1. That the circuit court has jurisdiction of the suit, and should proceed to hear and determine it.
2. That said court is a court of the commonwealth within the intent of the statute.
Schollenberger, a citizen of Pennsylvania, brought sundry suits in said circuit court against certain foreign insurance companies upon policies which they had severally issued upon his property situate in that state and within the jurisdiction of the court.
Each company, before the issue of its policy, had accepted the provisions of the statute of the state, and, in compliance therewith, appointed its agent residing there, on whom process of law against it could be served. So much of the statute as bears on the question here involved is set out in the opinion of this Court.
The service of the writs, which were sued out by Schollenberger and executed, in accordance with the state law, on the agents of the several companies by them respectively specified for the purpose and residing within the jurisdiction of the court, was quashed by the circuit court. On his petition, setting forth the foregoing facts, a rule was awarded upon the judges of that court to show cause why a writ of mandamus should not be issued out of the office of this court commanding them to hear and determine the suits so brought in the said circuit court and also to strike from the record certain orders dated the thirteenth day of April, 1878, whereby the service of the said writs was quashed, and thereupon to make such disposition of the suits as ought to have been made had the said orders not been entered.

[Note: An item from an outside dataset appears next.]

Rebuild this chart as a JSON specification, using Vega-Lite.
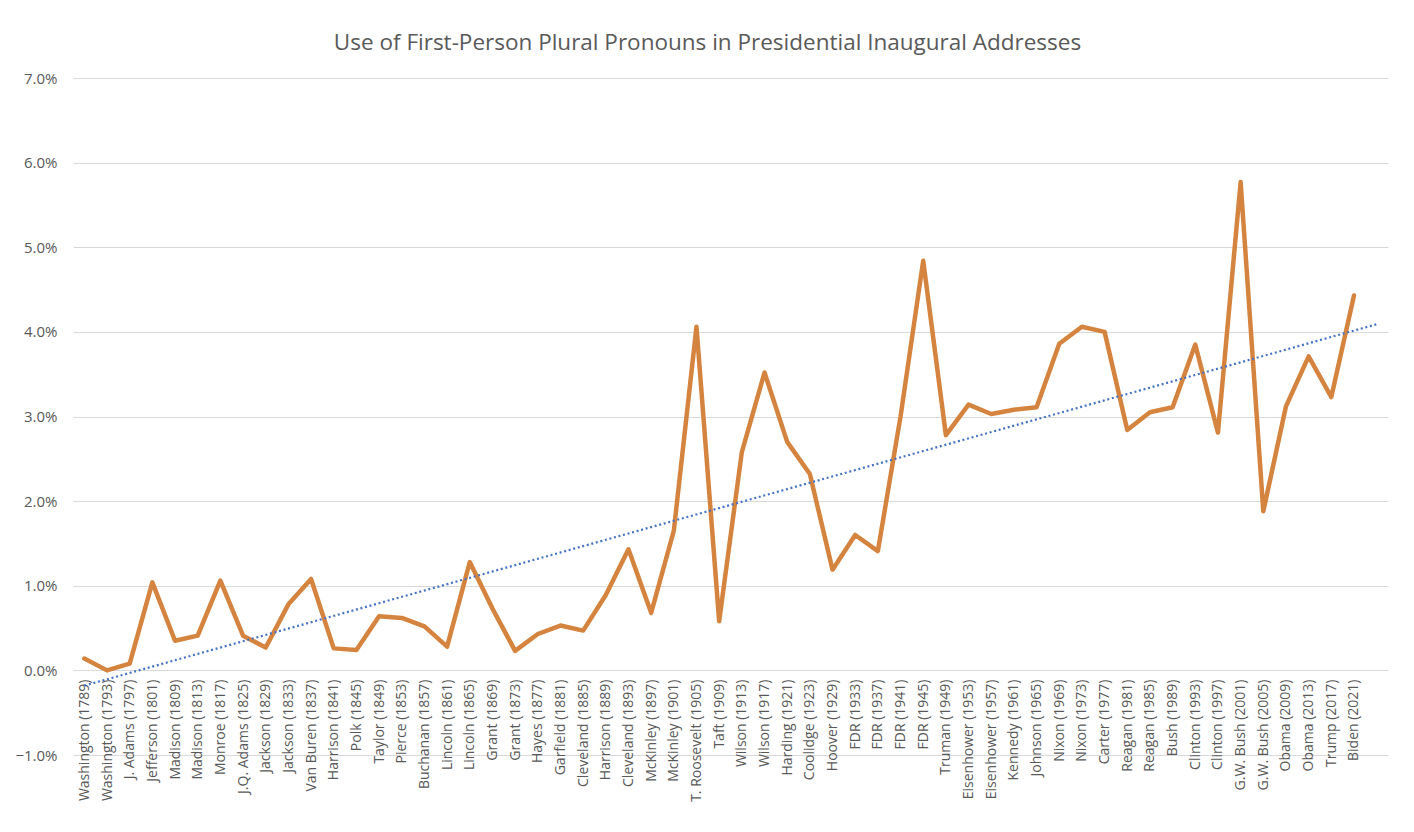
{
  "$schema": "https://vega.github.io/schema/vega-lite/v6.json",
  "width": 1315,
  "height": 677,
  "autosize": {"type": "none"},
  "padding": {"left": 73, "top": 78, "right": 26, "bottom": 77},
  "background": "white",
  "config": {"view": {"stroke": null}, "font": "Open Sans"},
  "title": {
    "text": "Use of First-Person Plural Pronouns in Presidential Inaugural Addresses",
    "fontSize": 22.5,
    "fontWeight": "normal",
    "color": "#595959",
    "font": "Open Sans",
    "anchor": "middle",
    "frame": "group",
    "dx": -23,
    "offset": 17
  },
  "data": {
    "values": [
      {"president": "Washington (1789)", "share": 0.0014, "trend": -0.0018},
      {"president": "Washington (1793)", "share": 0.0000},
      {"president": "J. Adams (1797)", "share": 0.0008},
      {"president": "Jefferson (1801)", "share": 0.0104},
      {"president": "Madison (1809)", "share": 0.0035},
      {"president": "Madison (1813)", "share": 0.0041},
      {"president": "Monroe (1817)", "share": 0.0106},
      {"president": "J.Q. Adams (1825)", "share": 0.0041},
      {"president": "Jackson (1829)", "share": 0.0027},
      {"president": "Jackson (1833)", "share": 0.0078},
      {"president": "Van Buren (1837)", "share": 0.0108},
      {"president": "Harrison (1841)", "share": 0.0026},
      {"president": "Polk (1845)", "share": 0.0024},
      {"president": "Taylor (1849)", "share": 0.0064},
      {"president": "Pierce (1853)", "share": 0.0062},
      {"president": "Buchanan (1857)", "share": 0.0052},
      {"president": "Lincoln (1861)", "share": 0.0028},
      {"president": "Lincoln (1865)", "share": 0.0128},
      {"president": "Grant (1869)", "share": 0.0073},
      {"president": "Grant (1873)", "share": 0.0023},
      {"president": "Hayes (1877)", "share": 0.0043},
      {"president": "Garfield (1881)", "share": 0.0053},
      {"president": "Cleveland (1885)", "share": 0.0047},
      {"president": "Harrison (1889)", "share": 0.0089},
      {"president": "Cleveland (1893)", "share": 0.0143},
      {"president": "McKinley (1897)", "share": 0.0068},
      {"president": "McKinley (1901)", "share": 0.0165},
      {"president": "T. Roosevelt (1905)", "share": 0.0406},
      {"president": "Taft (1909)", "share": 0.0058},
      {"president": "Wilson (1913)", "share": 0.0258},
      {"president": "Wilson (1917)", "share": 0.0352},
      {"president": "Harding (1921)", "share": 0.0270},
      {"president": "Coolidge (1923)", "share": 0.0232},
      {"president": "Hoover (1929)", "share": 0.0119},
      {"president": "FDR (1933)", "share": 0.0160},
      {"president": "FDR (1937)", "share": 0.0141},
      {"president": "FDR (1941)", "share": 0.0300},
      {"president": "FDR (1945)", "share": 0.0484},
      {"president": "Truman (1949)", "share": 0.0278},
      {"president": "Eisenhower (1953)", "share": 0.0314},
      {"president": "Eisenhower (1957)", "share": 0.0303},
      {"president": "Kennedy (1961)", "share": 0.0308},
      {"president": "Johnson (1965)", "share": 0.0311},
      {"president": "Nixon (1969)", "share": 0.0386},
      {"president": "Nixon (1973)", "share": 0.0406},
      {"president": "Carter (1977)", "share": 0.0400},
      {"president": "Reagan (1981)", "share": 0.0284},
      {"president": "Reagan (1985)", "share": 0.0305},
      {"president": "Bush (1989)", "share": 0.0311},
      {"president": "Clinton (1993)", "share": 0.0385},
      {"president": "Clinton (1997)", "share": 0.0281},
      {"president": "G.W. Bush (2001)", "share": 0.0577},
      {"president": "G.W. Bush (2005)", "share": 0.0188},
      {"president": "Obama (2009)", "share": 0.0312},
      {"president": "Obama (2013)", "share": 0.0371},
      {"president": "Trump (2017)", "share": 0.0323},
      {"president": "Biden (2021)", "share": 0.0443},
      {"president": "", "share": null, "trend": 0.0409}
    ]
  },
  "encoding": {
    "x": {
      "field": "president",
      "type": "ordinal",
      "sort": null,
      "axis": {
        "title": null,
        "offset": -85,
        "domain": false,
        "ticks": false,
        "labelAngle": 270,
        "labelAlign": "right",
        "labelBaseline": "middle",
        "labelPadding": 9,
        "labelFont": "Open Sans",
        "labelFontSize": 14,
        "labelColor": "#595959",
        "labelOverlap": false,
        "labelLimit": 300
      }
    }
  },
  "layer": [
    {
      "mark": {"type": "line", "color": "#D5843F", "strokeWidth": 4.5, "strokeJoin": "round", "strokeCap": "round"},
      "encoding": {
        "y": {
          "field": "share",
          "type": "quantitative",
          "scale": {"domain": [-0.01, 0.07], "nice": false, "zero": false},
          "axis": {
            "title": null,
            "format": ".1%",
            "values": [-0.01, 0, 0.01, 0.02, 0.03, 0.04, 0.05, 0.06, 0.07],
            "domain": false,
            "ticks": false,
            "grid": true,
            "gridColor": "#D9D9D9",
            "gridWidth": 1.2,
            "labelPadding": 16,
            "labelFont": "Open Sans",
            "labelFontSize": 15,
            "labelColor": "#595959"
          }
        }
      }
    },
    {
      "transform": [{"filter": "isValid(datum.trend)"}],
      "mark": {"type": "line", "color": "#4472C4", "strokeWidth": 2.2, "strokeDash": [2, 2.7]},
      "encoding": {
        "y": {"field": "trend", "type": "quantitative"}
      }
    }
  ]
}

The judges in their return answered that the facts were truly stated in the petition, that the respondents declined to hear and determine the said suits because, in their opinion, the said circuit court had no competent jurisdiction thereof, the defendants not having appeared therein or in any wise submitted to the jurisdiction of the court, and not having been at the commencement of the respective suits or at any time inhabitants of or found in the said district within the meaning of the Act of Congress of March 3, 1875, reenacting a like provision of the eleventh section of the Act of Sept. 24, 1789; that the question under this enactment being one of jurisdiction,
and not of mere procedure, the statute of Pennsylvania mentioned in the said petition was, in the opinion of the respondents, inapplicable. The service of the process in the said suits was therefore set aside as unauthorized.